*** Listed records

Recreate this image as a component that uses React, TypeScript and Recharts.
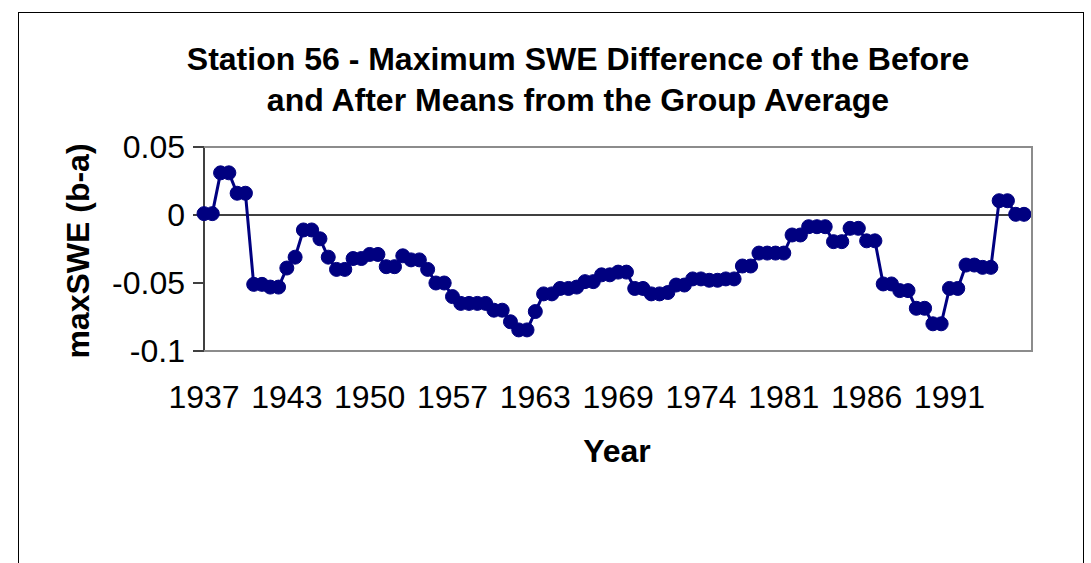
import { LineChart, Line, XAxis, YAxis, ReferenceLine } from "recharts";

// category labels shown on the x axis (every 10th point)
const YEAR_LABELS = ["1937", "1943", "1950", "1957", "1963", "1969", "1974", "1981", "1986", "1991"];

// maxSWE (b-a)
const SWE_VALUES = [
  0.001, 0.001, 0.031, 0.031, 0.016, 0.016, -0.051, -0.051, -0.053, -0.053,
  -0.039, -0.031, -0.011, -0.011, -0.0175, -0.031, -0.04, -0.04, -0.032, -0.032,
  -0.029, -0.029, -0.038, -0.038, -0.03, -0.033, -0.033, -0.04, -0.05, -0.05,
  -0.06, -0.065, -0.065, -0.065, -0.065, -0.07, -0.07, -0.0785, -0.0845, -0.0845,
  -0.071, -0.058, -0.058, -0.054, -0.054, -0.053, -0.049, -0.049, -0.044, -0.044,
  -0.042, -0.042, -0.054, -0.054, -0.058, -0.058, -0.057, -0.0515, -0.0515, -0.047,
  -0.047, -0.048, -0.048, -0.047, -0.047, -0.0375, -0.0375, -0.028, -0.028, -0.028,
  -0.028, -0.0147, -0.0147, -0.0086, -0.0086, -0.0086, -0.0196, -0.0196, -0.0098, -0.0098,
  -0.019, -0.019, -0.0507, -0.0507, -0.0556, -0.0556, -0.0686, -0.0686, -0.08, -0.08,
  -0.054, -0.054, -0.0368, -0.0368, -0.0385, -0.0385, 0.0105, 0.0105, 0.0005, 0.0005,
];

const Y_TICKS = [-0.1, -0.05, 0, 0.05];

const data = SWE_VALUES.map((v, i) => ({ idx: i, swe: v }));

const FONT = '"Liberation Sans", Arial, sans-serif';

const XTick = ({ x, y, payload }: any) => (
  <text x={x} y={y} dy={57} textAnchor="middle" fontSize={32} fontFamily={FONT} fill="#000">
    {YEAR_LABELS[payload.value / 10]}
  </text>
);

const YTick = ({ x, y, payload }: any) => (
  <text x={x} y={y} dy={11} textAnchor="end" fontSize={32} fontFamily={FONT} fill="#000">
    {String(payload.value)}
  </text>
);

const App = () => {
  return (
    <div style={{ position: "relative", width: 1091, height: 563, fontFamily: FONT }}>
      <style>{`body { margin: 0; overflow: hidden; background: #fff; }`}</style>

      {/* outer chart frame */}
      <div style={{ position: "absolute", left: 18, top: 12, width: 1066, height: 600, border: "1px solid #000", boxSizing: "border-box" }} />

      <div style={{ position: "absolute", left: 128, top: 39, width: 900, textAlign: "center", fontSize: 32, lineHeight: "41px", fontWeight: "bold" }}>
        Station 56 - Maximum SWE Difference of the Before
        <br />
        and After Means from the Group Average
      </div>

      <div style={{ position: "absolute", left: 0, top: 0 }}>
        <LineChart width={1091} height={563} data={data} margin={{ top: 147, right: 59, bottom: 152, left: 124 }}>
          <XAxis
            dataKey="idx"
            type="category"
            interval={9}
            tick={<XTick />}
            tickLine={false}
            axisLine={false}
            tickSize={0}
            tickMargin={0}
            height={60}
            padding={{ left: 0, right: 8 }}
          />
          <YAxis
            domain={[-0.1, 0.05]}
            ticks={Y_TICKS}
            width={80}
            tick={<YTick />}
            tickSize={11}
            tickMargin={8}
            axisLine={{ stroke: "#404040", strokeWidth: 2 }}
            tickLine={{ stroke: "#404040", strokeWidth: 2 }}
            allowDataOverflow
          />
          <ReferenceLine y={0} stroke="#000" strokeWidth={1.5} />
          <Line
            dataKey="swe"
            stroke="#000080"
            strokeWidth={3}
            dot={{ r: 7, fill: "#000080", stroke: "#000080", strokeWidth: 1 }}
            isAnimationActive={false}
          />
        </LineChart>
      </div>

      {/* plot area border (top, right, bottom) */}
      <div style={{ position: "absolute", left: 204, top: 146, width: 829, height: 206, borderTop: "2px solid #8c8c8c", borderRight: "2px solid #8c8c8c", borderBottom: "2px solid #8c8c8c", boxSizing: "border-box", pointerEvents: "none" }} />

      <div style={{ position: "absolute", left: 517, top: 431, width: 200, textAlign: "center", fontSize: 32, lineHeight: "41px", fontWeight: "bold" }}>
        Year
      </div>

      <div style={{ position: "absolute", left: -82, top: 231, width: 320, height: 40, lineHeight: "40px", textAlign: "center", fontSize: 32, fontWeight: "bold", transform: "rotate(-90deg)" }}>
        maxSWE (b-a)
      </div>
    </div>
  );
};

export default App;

******
*** Listed records

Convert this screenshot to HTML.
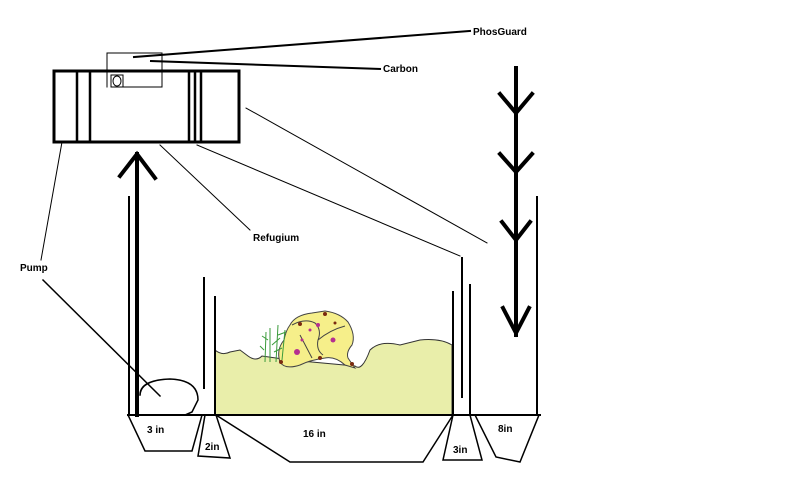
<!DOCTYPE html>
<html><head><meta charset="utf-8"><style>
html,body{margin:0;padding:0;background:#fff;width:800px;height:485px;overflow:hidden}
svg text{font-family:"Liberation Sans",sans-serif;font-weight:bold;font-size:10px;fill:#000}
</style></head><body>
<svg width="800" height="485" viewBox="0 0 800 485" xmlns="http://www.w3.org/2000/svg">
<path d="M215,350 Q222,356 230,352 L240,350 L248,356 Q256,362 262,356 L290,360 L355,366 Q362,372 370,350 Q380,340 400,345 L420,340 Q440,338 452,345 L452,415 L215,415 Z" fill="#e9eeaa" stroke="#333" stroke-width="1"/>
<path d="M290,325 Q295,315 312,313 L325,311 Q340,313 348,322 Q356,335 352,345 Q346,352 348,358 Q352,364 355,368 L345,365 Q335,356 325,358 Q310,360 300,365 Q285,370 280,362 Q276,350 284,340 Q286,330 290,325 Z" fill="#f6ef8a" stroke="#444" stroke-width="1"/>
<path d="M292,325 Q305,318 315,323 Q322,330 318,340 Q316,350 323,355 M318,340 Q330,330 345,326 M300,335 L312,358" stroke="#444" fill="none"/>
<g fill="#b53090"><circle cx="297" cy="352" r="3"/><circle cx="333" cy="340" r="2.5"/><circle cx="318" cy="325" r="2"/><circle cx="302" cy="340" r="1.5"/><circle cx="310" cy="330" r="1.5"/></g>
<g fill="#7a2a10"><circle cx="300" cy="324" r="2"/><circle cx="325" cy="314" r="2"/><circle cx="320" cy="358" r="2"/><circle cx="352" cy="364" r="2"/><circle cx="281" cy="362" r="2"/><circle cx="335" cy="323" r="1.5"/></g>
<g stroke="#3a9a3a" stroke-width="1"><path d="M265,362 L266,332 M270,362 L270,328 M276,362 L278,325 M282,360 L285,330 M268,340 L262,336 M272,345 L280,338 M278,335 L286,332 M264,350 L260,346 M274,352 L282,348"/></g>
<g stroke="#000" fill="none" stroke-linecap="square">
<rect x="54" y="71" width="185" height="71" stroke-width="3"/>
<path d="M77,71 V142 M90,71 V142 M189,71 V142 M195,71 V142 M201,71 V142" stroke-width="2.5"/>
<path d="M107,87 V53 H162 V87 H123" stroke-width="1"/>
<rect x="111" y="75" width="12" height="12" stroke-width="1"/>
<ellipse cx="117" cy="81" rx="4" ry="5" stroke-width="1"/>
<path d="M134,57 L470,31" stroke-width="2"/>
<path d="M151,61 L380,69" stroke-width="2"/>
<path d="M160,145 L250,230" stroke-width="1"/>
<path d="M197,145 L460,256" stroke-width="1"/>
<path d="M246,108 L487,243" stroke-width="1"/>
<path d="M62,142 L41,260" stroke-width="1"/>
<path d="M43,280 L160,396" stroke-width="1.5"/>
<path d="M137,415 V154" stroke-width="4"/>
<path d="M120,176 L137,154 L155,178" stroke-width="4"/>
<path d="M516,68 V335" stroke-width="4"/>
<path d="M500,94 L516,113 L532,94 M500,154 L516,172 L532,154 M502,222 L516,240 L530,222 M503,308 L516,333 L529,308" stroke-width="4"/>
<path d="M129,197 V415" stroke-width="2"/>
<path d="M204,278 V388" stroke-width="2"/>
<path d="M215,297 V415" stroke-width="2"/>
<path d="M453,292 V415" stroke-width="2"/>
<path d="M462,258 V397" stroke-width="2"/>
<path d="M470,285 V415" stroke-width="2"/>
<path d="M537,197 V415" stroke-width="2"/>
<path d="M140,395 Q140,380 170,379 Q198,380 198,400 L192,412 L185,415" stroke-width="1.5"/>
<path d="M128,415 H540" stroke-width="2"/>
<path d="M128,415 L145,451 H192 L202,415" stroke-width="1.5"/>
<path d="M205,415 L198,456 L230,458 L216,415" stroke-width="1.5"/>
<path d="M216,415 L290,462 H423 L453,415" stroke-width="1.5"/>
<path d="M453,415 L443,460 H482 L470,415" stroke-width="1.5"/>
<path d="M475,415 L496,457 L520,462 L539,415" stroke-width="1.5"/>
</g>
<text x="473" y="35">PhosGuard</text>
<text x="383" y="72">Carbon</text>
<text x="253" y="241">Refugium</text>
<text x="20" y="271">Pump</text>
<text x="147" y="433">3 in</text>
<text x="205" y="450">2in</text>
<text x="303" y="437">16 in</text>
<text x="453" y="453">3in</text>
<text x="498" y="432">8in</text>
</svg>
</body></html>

******
*** Listed records

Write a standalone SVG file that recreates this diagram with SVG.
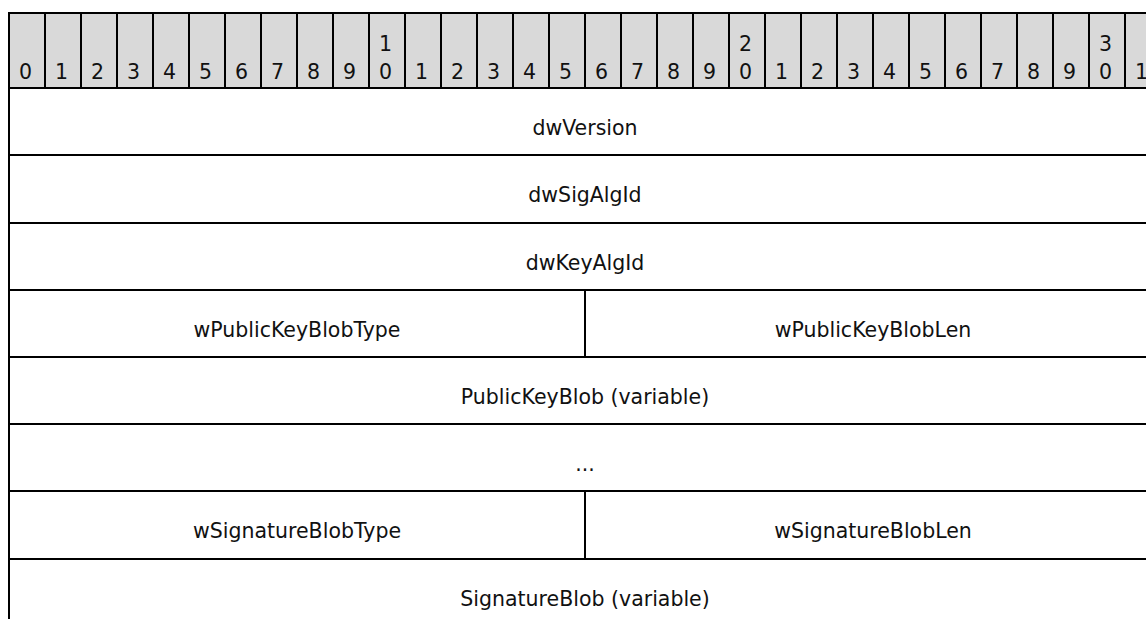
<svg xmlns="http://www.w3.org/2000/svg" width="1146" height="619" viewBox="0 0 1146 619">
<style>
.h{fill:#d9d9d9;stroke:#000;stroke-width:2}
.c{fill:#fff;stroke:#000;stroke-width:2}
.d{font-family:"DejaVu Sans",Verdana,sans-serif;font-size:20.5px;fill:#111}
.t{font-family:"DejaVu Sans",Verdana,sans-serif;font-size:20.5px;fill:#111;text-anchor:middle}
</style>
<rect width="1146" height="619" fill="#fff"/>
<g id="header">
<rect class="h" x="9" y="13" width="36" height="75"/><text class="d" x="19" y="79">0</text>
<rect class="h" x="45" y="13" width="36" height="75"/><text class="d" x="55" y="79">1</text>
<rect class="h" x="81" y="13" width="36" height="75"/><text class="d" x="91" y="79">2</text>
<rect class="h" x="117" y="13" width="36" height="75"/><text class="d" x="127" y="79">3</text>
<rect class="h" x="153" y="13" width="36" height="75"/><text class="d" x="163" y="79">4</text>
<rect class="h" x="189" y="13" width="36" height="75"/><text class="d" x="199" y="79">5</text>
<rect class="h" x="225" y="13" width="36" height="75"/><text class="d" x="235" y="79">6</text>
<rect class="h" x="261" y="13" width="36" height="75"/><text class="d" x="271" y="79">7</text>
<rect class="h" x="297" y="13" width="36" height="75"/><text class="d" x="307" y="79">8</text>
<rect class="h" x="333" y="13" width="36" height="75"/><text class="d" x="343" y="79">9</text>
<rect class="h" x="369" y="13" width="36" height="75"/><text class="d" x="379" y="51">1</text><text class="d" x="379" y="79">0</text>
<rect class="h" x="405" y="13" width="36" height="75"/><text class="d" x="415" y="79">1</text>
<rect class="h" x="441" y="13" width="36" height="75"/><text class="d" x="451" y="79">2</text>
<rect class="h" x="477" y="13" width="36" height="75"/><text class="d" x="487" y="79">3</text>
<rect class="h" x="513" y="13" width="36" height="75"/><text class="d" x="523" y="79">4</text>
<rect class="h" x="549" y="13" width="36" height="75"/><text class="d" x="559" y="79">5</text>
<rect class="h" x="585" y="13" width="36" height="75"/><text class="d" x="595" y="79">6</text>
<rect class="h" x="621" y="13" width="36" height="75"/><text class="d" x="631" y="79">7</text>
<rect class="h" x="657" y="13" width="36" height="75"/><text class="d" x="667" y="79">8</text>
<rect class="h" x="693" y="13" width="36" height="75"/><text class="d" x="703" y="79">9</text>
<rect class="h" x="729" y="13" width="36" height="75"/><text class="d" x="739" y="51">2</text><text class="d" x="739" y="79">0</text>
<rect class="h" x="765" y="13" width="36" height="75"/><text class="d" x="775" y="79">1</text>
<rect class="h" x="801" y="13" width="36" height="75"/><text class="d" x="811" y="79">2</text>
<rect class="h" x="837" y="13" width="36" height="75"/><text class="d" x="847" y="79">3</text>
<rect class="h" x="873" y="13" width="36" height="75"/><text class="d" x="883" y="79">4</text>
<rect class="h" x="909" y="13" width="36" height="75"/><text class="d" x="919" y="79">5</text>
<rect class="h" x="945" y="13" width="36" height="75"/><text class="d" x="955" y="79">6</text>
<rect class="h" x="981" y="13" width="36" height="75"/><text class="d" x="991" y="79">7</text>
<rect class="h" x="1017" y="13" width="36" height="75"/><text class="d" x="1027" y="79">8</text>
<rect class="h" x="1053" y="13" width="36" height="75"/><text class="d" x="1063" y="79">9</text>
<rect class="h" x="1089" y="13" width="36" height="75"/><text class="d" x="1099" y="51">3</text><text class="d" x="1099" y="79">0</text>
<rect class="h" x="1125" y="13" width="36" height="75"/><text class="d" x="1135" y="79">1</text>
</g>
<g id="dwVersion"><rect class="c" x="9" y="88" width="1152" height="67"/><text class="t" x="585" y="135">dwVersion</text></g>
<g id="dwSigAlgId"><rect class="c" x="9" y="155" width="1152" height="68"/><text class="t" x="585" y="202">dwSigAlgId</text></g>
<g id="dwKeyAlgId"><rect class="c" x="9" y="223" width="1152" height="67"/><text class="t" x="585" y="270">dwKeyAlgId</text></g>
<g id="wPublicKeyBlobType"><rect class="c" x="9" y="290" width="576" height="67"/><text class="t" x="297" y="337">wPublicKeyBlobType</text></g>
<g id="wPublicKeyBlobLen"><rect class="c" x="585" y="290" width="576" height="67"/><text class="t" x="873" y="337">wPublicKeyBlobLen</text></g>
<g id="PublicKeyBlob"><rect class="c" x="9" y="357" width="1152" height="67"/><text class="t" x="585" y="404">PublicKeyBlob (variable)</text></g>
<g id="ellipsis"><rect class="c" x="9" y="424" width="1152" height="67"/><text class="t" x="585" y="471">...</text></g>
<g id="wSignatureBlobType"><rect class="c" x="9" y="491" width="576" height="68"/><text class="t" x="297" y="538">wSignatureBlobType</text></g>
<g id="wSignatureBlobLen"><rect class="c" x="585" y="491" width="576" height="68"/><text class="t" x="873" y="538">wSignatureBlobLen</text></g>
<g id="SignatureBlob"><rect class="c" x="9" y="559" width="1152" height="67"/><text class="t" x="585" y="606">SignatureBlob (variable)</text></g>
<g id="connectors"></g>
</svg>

******

**The exercise:** Count the lines of the listing above that include the word "this" and state the total with nothing else.

**Answer to the exercise:** 3